=== WHAT IS ASKED ===
Every line from the one holding "Clone this chart in matplotlib." through the one holding "from matplotlib import pyplot as plt" should be returned exactly, both included; the pictures should not.

=== DATA LINES ===
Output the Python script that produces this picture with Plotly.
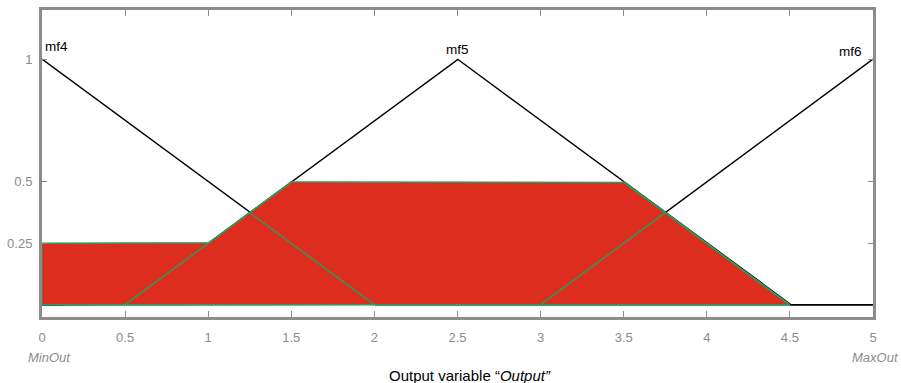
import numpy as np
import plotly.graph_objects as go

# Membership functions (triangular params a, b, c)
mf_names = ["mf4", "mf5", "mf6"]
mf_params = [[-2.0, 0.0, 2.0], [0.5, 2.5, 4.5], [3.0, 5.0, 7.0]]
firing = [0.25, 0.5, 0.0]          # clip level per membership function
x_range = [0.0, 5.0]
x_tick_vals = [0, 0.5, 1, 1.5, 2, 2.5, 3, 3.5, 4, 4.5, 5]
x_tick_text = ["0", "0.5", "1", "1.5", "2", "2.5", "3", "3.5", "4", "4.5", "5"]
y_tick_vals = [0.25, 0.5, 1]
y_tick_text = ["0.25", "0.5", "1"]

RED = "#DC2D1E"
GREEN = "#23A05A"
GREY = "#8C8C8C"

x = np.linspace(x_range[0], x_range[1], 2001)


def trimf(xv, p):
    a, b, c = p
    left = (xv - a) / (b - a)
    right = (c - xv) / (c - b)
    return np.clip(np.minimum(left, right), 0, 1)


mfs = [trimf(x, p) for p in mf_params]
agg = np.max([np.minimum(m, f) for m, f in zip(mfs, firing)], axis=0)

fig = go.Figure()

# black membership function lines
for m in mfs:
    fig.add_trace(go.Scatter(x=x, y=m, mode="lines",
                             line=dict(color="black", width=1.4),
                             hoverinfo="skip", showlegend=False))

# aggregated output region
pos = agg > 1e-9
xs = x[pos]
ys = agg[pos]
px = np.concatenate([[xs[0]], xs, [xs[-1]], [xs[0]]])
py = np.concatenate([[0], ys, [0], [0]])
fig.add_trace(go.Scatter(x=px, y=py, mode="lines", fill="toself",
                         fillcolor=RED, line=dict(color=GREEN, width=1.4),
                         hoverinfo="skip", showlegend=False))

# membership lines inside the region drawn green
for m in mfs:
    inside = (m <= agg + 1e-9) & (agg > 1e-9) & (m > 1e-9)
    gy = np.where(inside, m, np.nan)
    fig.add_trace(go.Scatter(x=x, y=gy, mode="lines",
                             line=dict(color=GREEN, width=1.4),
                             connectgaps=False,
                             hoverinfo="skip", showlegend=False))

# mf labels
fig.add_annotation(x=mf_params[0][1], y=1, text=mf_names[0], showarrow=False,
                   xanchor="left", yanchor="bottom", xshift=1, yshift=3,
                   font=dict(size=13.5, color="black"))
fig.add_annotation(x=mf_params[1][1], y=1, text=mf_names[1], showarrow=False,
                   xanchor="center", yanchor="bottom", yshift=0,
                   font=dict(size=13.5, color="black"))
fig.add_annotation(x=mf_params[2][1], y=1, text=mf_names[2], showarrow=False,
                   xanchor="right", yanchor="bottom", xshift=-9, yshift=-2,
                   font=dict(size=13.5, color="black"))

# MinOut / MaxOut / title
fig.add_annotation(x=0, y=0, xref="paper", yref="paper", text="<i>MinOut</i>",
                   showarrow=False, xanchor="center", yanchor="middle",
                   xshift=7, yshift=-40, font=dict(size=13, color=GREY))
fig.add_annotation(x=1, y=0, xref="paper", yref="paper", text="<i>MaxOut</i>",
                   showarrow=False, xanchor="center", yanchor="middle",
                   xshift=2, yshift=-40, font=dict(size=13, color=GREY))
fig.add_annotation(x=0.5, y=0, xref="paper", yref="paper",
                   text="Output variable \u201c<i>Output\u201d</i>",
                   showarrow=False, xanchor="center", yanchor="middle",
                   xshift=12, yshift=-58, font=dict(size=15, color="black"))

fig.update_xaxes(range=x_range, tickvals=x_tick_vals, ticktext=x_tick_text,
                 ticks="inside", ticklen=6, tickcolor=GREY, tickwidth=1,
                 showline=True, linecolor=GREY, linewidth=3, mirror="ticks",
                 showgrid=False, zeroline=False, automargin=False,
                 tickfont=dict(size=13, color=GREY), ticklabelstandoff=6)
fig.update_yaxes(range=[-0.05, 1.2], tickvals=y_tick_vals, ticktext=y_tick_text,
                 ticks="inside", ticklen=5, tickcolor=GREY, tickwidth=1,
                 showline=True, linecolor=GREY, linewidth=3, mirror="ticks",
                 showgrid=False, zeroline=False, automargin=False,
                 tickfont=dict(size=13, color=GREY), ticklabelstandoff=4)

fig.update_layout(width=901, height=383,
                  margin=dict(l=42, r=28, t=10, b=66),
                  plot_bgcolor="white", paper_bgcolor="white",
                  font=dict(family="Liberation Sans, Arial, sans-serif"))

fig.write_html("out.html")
--
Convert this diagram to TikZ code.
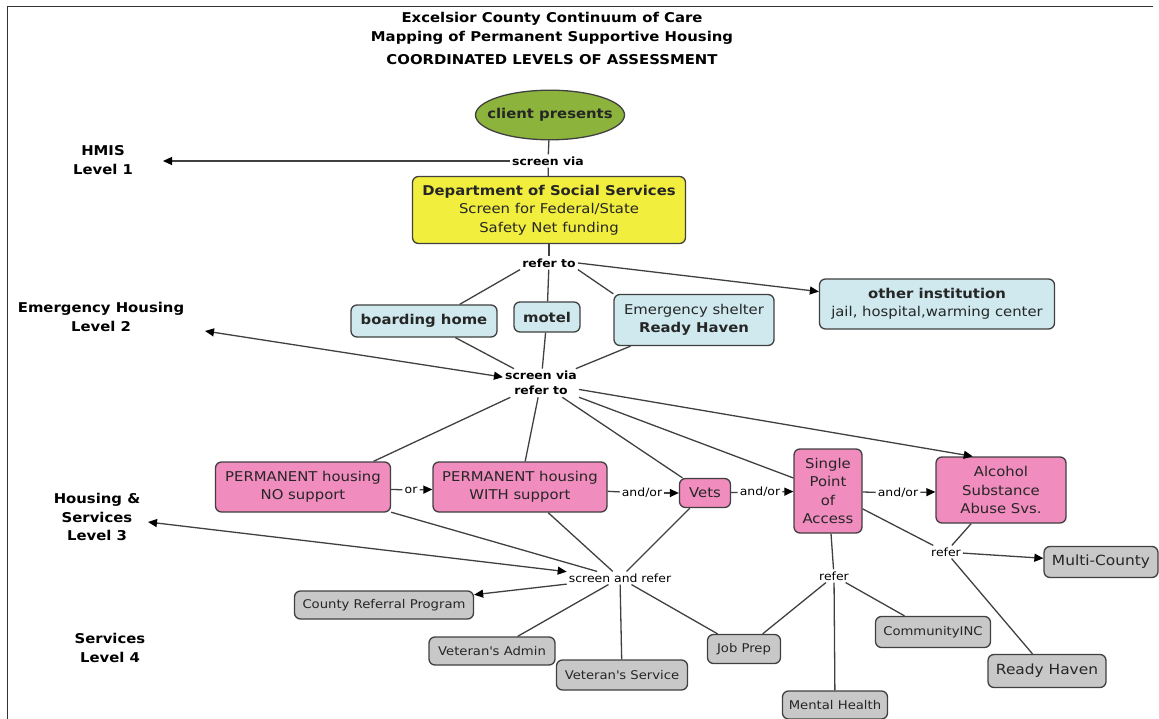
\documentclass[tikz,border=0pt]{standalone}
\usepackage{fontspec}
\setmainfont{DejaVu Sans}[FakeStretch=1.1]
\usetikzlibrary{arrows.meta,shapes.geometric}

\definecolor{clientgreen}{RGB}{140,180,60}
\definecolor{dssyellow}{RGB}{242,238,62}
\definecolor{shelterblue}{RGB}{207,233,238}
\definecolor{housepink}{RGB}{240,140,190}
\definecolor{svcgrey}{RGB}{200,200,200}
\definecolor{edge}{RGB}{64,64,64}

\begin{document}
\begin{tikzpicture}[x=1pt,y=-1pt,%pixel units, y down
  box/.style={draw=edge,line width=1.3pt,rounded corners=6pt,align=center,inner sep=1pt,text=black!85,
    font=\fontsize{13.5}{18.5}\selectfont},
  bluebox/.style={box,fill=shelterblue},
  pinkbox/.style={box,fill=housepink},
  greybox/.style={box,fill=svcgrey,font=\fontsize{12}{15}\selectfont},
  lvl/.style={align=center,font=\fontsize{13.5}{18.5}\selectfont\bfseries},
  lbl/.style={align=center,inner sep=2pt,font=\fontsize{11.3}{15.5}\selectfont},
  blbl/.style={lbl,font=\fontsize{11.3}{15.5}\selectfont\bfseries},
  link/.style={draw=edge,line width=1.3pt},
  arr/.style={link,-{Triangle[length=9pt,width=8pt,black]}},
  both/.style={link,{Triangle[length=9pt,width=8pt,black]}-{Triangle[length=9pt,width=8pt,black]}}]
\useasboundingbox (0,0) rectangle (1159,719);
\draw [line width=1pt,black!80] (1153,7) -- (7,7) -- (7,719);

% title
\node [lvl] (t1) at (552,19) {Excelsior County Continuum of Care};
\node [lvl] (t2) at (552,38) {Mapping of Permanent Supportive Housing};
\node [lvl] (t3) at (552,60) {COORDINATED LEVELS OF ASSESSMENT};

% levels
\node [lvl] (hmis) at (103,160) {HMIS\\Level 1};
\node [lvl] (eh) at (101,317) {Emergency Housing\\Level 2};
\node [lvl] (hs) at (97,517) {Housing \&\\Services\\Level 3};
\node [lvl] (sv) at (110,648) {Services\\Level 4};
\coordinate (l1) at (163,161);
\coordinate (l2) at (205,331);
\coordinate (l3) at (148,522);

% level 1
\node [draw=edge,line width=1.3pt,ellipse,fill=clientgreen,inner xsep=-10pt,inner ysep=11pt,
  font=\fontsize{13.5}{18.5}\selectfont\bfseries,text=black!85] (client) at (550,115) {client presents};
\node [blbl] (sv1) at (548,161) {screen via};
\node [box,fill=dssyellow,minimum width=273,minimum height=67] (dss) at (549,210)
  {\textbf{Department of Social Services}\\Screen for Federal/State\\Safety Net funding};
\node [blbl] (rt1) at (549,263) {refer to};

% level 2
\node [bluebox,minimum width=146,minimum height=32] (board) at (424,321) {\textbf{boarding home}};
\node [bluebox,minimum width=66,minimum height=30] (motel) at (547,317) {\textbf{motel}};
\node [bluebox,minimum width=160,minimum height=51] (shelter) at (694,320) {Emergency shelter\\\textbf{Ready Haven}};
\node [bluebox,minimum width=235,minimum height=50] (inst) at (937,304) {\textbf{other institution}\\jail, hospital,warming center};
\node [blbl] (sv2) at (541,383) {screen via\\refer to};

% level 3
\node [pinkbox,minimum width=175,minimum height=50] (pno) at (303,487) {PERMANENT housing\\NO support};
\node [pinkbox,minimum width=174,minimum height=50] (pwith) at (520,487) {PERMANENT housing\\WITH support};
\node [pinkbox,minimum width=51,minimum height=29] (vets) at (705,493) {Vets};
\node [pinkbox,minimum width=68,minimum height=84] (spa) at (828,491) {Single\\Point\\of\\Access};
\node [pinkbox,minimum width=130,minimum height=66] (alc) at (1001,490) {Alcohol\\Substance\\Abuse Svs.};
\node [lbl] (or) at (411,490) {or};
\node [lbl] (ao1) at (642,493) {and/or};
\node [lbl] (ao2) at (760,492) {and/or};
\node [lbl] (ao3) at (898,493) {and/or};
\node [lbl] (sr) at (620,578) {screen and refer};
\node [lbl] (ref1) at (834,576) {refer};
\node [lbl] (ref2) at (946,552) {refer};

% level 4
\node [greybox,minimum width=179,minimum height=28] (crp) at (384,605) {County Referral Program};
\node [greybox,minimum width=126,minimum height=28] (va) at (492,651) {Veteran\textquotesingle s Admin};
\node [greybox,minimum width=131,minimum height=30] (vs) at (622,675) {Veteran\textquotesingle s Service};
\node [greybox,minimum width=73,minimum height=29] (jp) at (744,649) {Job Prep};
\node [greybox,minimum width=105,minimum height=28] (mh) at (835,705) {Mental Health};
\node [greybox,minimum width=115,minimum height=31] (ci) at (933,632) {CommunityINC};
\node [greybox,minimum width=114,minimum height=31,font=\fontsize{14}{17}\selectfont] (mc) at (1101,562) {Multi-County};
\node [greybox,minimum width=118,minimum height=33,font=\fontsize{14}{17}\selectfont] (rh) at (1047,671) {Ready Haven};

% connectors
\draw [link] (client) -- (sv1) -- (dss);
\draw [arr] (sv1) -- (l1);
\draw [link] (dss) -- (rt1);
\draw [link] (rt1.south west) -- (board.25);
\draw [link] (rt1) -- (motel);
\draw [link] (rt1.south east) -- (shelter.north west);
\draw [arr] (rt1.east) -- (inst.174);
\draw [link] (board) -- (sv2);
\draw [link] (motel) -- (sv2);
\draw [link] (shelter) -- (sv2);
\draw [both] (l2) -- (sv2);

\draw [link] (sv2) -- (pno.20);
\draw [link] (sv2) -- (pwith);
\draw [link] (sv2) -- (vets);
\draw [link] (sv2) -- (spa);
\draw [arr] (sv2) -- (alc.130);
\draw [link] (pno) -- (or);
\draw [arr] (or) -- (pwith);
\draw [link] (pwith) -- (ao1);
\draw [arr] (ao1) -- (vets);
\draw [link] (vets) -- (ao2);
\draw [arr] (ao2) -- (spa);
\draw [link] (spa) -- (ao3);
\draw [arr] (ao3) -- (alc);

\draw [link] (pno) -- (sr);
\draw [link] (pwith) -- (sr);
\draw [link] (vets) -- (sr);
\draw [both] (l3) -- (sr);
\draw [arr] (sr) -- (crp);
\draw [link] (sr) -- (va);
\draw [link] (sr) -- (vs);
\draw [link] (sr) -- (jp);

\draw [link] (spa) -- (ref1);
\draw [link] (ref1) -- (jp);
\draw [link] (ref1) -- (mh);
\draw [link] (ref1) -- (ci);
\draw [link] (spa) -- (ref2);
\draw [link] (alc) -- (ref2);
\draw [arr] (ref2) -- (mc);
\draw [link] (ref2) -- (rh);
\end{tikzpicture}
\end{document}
...
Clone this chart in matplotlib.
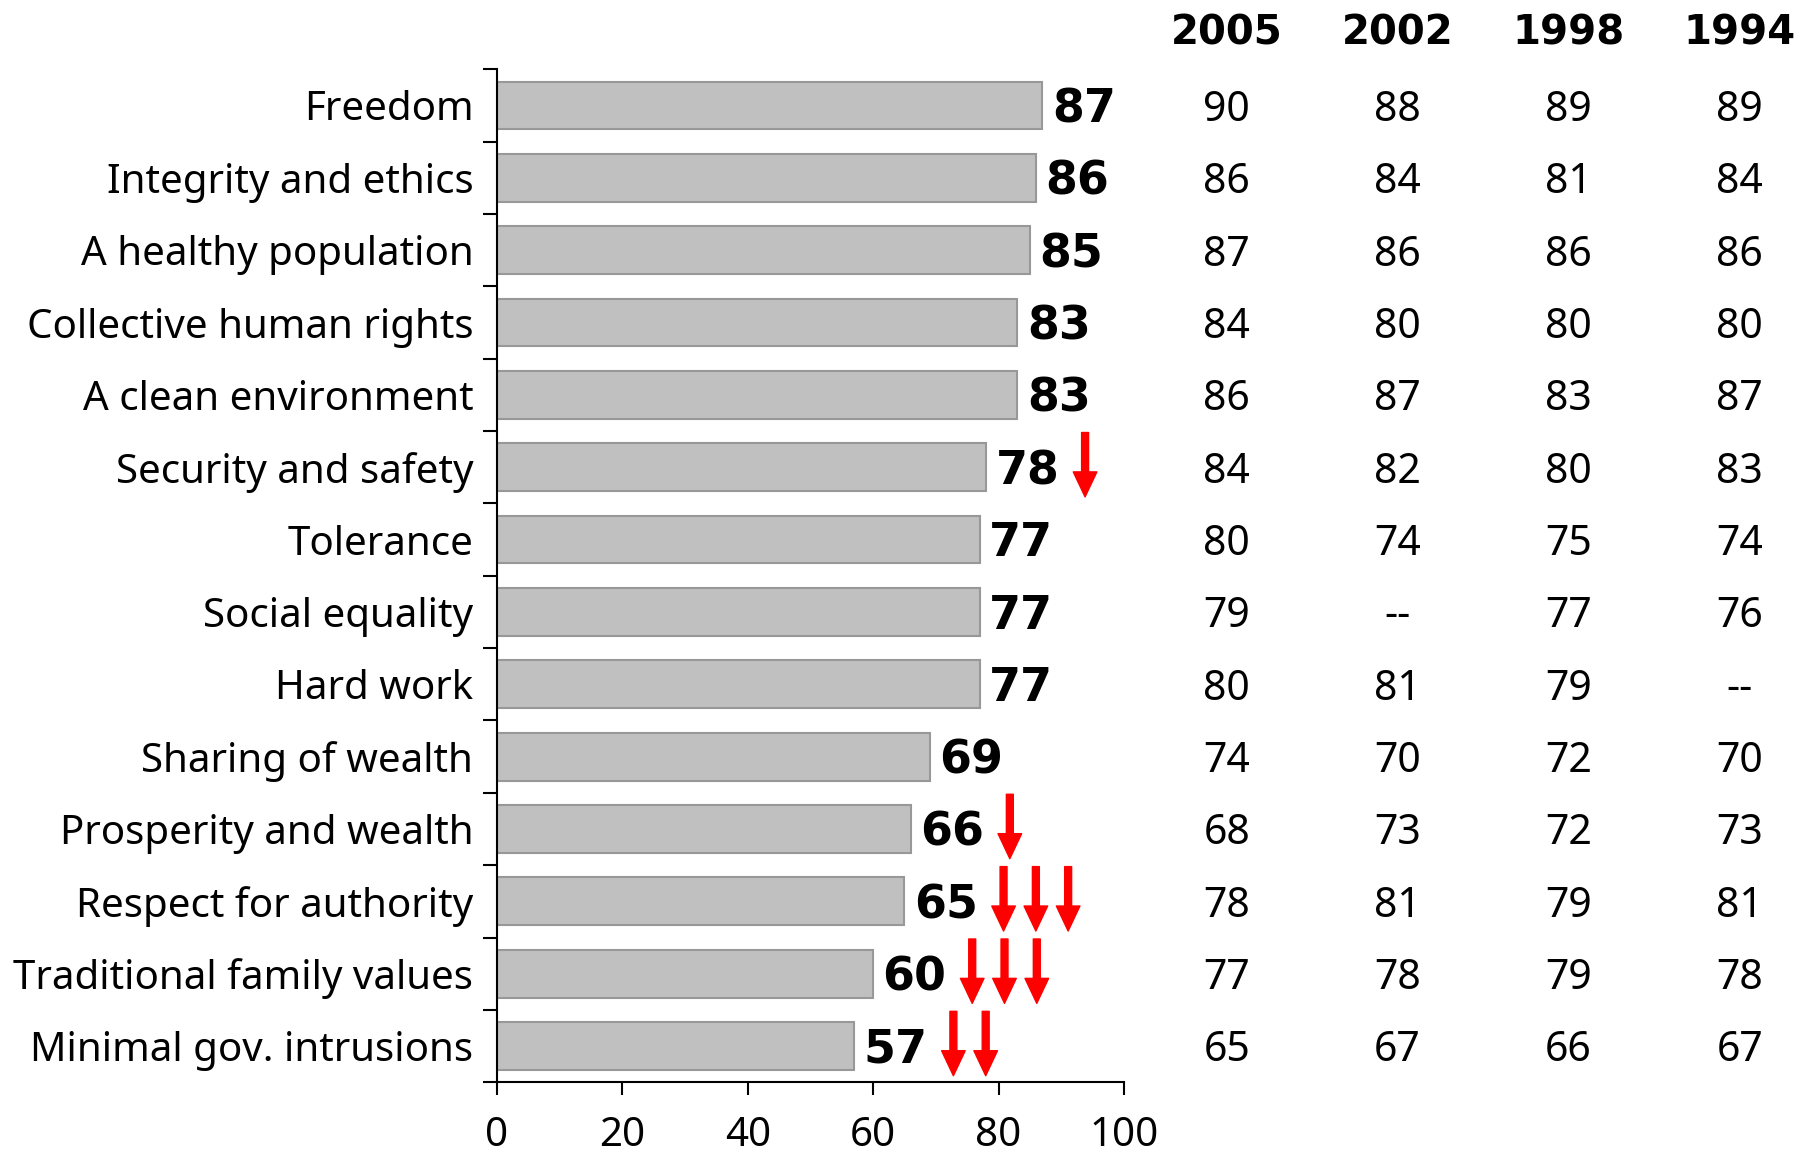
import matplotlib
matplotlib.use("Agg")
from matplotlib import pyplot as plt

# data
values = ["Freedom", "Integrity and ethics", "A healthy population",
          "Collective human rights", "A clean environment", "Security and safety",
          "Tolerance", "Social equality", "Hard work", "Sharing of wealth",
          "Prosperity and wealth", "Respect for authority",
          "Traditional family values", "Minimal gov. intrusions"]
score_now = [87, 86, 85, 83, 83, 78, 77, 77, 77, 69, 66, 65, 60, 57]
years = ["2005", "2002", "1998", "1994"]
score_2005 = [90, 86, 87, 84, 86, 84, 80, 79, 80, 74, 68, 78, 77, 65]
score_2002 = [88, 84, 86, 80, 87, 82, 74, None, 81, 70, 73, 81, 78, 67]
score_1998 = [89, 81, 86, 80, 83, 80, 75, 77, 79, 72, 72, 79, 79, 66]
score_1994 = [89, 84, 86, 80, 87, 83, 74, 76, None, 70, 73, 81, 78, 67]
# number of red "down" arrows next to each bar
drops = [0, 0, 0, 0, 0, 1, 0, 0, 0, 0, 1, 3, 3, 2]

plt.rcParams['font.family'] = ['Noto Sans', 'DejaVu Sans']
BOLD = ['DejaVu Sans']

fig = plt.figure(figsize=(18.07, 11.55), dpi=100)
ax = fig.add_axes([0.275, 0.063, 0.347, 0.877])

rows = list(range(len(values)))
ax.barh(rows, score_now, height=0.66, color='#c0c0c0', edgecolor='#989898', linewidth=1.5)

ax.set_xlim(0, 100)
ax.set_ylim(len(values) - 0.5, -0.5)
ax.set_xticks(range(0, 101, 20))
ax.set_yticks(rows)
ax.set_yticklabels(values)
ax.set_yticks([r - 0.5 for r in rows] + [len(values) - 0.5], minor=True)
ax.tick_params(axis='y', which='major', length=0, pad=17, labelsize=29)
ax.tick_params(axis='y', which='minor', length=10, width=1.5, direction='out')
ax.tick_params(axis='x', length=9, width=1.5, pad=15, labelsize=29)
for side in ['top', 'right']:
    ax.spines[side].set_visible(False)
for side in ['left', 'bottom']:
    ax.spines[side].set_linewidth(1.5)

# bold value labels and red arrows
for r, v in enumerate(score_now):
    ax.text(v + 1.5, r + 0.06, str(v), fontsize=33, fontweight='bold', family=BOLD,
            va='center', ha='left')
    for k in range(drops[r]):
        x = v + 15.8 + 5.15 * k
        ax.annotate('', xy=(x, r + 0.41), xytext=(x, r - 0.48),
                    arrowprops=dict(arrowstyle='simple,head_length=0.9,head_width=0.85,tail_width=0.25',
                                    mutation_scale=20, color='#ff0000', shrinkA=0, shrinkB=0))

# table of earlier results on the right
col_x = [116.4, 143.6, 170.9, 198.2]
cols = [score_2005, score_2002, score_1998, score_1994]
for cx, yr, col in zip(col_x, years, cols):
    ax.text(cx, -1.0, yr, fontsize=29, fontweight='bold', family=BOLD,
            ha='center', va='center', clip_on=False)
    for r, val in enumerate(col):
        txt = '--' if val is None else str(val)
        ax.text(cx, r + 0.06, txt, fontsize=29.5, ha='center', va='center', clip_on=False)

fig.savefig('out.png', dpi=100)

=== SOLUTION TO THIS TASK ===
Clone this chart in matplotlib.
import matplotlib
matplotlib.use("Agg")
from matplotlib import pyplot as plt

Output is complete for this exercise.